Il saggio The good citizen di Russell Dalton, nel tentativo di studiare il concetto cittadinanza nel ventunesimo secolo, collega le variabili della cittadinanza impegnata analizzando il ruolo dell’industria della moda nel coinvolgimento politico e sociale e nell’attivismo. La moda è infatti una piattaforma per trasmettere messaggi politici e uno strumento per provocare cambiamenti. Basti pensare a slogan come “The future is female” o “We should all be feminists” che sono passati da essere uniforme delle assemblee femministe a look iconici delle sfilate di grandi maison del lusso come Dior. Se è vero che la moda è specchio della società, è altrettanto vero che il sovvertire certe norme di abbigliamento o il dare voce a certi messaggi abbia un riscontro nella società. Tematiche come il diritto all’aborto esplicitato dal claim “My body my choice”, o la preoccupazione per i cambiamenti climatici riassunta in “There is no planet B” che Ecoalf stampa su t-shirt e shopper, sono sempre più al centro del dibattito pubblico perché continuamente minacciate. Il fatto che i designer scelgano di stamparli o ricamarli è anch’esso un modo di fare attivismo. Così come è un modo di fare attivismo nascondere dei messaggi nei propri indumenti, cosa che ha fatto Patagonia nel 2020 modificando l’etichetta di uno specifico prodotto: un paio di pantaloncini blu dove, al posto della taglia, compariva la scritta “Vote the asshole out”. Si trattava degli ultimi mesi dell’amministrazione Trump.
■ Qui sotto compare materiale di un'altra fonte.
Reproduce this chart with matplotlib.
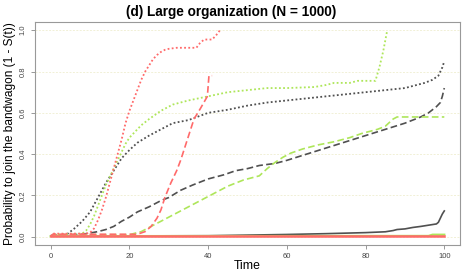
import numpy as np
import matplotlib
matplotlib.use("Agg")
import matplotlib.pyplot as plt

plt.rcParams['font.family'] = ['Liberation Sans', 'DejaVu Sans']

# ---- data ----
red_dot_t = [0, 0.5, 5, 9, 10, 11, 12, 13, 14, 15, 16, 17, 18, 19, 20, 21, 22, 23, 24, 25,
             26, 27, 28, 29, 30, 32, 37, 38, 39, 41, 42, 43]
red_dot_y = [0.0, 0.015, 0.015, 0.015, 0.02, 0.04, 0.08, 0.13, 0.19, 0.26, 0.33, 0.40, 0.47, 0.55,
             0.61, 0.66, 0.71, 0.76, 0.8, 0.83, 0.86, 0.88, 0.895, 0.905, 0.91, 0.915, 0.915,
             0.94, 0.955, 0.955, 0.975, 1.0]

red_dash_t = [0, 0.5, 10, 22, 24, 25.5, 27, 28, 29, 30.5, 32, 33, 34.7, 36.4, 38, 39.8, 40.2, 41]
red_dash_y = [0.0, 0.012, 0.012, 0.012, 0.025, 0.05, 0.09, 0.13, 0.19, 0.26, 0.32, 0.37, 0.47,
              0.57, 0.62, 0.68, 0.78, 0.78]

green_dot_t = [0, 0.5, 8, 9, 10, 11, 12, 13, 14, 15, 16, 17, 18, 19, 20, 21, 22, 23, 25, 28, 31, 35,
               40, 45, 50, 55, 60, 67, 70, 72, 76, 78, 82.5, 83.5, 84.5, 85.5]
green_dot_y = [0.0, 0.012, 0.015, 0.03, 0.06, 0.1, 0.15, 0.2, 0.25, 0.29, 0.33, 0.37, 0.41, 0.45, 0.48,
               0.5, 0.52, 0.54, 0.57, 0.61, 0.64, 0.66, 0.68, 0.7, 0.71, 0.72, 0.72, 0.725, 0.735,
               0.745, 0.745, 0.755, 0.755, 0.82, 0.9, 1.0]

gray_dot_t = [0, 4, 5, 6, 8, 10, 12, 14, 16, 18, 20, 22, 25, 28, 31, 35, 40, 45, 50, 55, 60, 70, 80,
              85, 90, 95, 97, 98.5, 99.5, 100]
gray_dot_y = [0.005, 0.01, 0.025, 0.04, 0.075, 0.12, 0.19, 0.26, 0.32, 0.38, 0.42, 0.455, 0.49, 0.52,
              0.55, 0.565, 0.6, 0.615, 0.635, 0.65, 0.66, 0.68, 0.7, 0.71, 0.72, 0.745, 0.76, 0.78,
              0.82, 0.85]

gray_dash_t = [0, 8, 10, 12, 14, 16, 18, 20, 22, 25, 28, 30, 33, 36, 40, 44, 47, 50, 53, 57, 60, 65,
               70, 75, 80, 85, 90, 94, 96, 98, 99, 99.5, 100]
gray_dash_y = [0.005, 0.012, 0.018, 0.025, 0.035, 0.05, 0.075, 0.095, 0.12, 0.145, 0.175, 0.19, 0.225,
               0.25, 0.28, 0.3, 0.32, 0.33, 0.345, 0.355, 0.37, 0.4, 0.43, 0.46, 0.49, 0.52, 0.55,
               0.58, 0.6, 0.63, 0.65, 0.68, 0.72]

green_dash_t = [0, 0.5, 20, 21, 23, 25, 27, 29, 31, 33, 35, 37, 39, 41, 43, 45, 47, 49, 51, 53, 55,
                57, 59, 61, 64, 68, 72, 76, 79, 83, 85, 87, 88, 100]
green_dash_y = [0.0, 0.01, 0.01, 0.015, 0.025, 0.045, 0.065, 0.085, 0.105, 0.125, 0.145, 0.165, 0.185,
                0.205, 0.225, 0.245, 0.26, 0.275, 0.285, 0.295, 0.33, 0.36, 0.385, 0.405, 0.425, 0.445,
                0.46, 0.48, 0.5, 0.52, 0.535, 0.57, 0.58, 0.58]

gray_solid_t = [0, 40, 50, 60, 70, 80, 85, 87, 88, 90, 92, 94, 96, 98, 98.5, 99, 99.5, 100]
gray_solid_y = [0.003, 0.005, 0.008, 0.011, 0.015, 0.02, 0.024, 0.03, 0.035, 0.038, 0.045, 0.05,
                0.056, 0.062, 0.07, 0.09, 0.11, 0.125]

green_solid_t = [0, 96, 97, 100]
green_solid_y = [0.003, 0.004, 0.01, 0.01]

red_solid_t = [0, 100]
red_solid_y = [0.005, 0.005]

RED = '#ff6a6a'
GREEN = '#aee65a'
GRAY = '#505050'

dot = (0, (1.0, 1.3))
dash = (0, (4.0, 2.0))

fig = plt.figure(figsize=(4.63, 2.74), dpi=100)
ax = fig.add_axes([0.0756, 0.1058, 0.918, 0.814])

for y in [0, 0.2, 0.4, 0.6, 0.8, 1.0]:
    ax.axhline(y, color='#f1f0d6', lw=0.7, ls=(0, (2, 1.5)), zorder=0)

ax.plot(gray_solid_t, gray_solid_y, color=GRAY, lw=1.2)
ax.plot(gray_dash_t, gray_dash_y, color=GRAY, lw=1.2, ls=dash)
ax.plot(gray_dot_t, gray_dot_y, color=GRAY, lw=1.3, ls=dot)
ax.plot(green_solid_t, green_solid_y, color=GREEN, lw=1.6)
ax.plot(green_dash_t, green_dash_y, color=GREEN, lw=1.2, ls=dash)
ax.plot(green_dot_t, green_dot_y, color=GREEN, lw=1.3, ls=dot)
ax.plot(red_solid_t, red_solid_y, color=RED, lw=1.8)
ax.plot(red_dash_t, red_dash_y, color=RED, lw=1.2, ls=dash)
ax.plot(red_dot_t, red_dot_y, color=RED, lw=1.3, ls=dot)

ax.set_xlim(-4, 104)
ax.set_ylim(-0.04, 1.04)
ax.set_xticks([0, 20, 40, 60, 80, 100])
ax.set_yticks([0.0, 0.2, 0.4, 0.6, 0.8, 1.0])
ax.set_yticklabels(['0.0', '0.2', '0.4', '0.6', '0.8', '1.0'], rotation=90, va='center')
ax.tick_params(axis='both', labelsize=5.5, length=3, width=0.6, color='#888888',
               labelcolor='#444444', pad=3)
for s in ax.spines.values():
    s.set_color('#999999')
    s.set_linewidth(0.8)

ax.set_xlabel('Time', fontsize=8.8, labelpad=0)
ax.set_ylabel('Probability to join the bandwagon (1 - S(t))', fontsize=8.6, labelpad=3)
fig.text(0.5, 0.955, '(d) Large organization (N = 1000)', fontsize=9.8, fontweight='bold',
         ha='center', va='center')

fig.savefig('out.png', dpi=100)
Sovvertire le norme: l’esempio della moda di genere
Gli attivisti oggi stanno usando l’abbigliamento per sfidare ruoli di genere tradizionali e promuovere l’inclusività e l’uguaglianza. La moda ha infatti il grande potere di sovvertire norme e aspettative culturali, fungendo da forma di resistenza contro sistemi oppressivi. Basti pensare al successo sempre crescente delle collezioni genderless e genderfluid, che rifiutano la tradizionale categorizzazione binaria rispetto a ciò che è da considerarsi maschile o femminile. Un enorme spartiacque in questo senso è stato l’avvento di Alessandro Michele da Gucci. Negli anni in cui è stata guidata dal designer, ovvero dal 2015 al 2022, la maison del lusso ha portato il rifiuto politico del binarismo di genere all’attenzione del grande pubblico e sui red carpet più blasonati. La moda infatti consente a individui e comunità di esprimere la propria identità e il patrimonio culturale: indossare abiti associati a una particolare causa o movimento è una strada, ma lo è anche vestirsi per portare avanti istanze di appartenenza o di negazione, come nel caso del rifiuto del binarismo di genere. Sfidare o sovvertire i codici di abbigliamento è un modo per protestare contro leggi o politiche restrittive: il solo atto di vestirsi in un certo modo può diventare una forma di disobbedienza civile.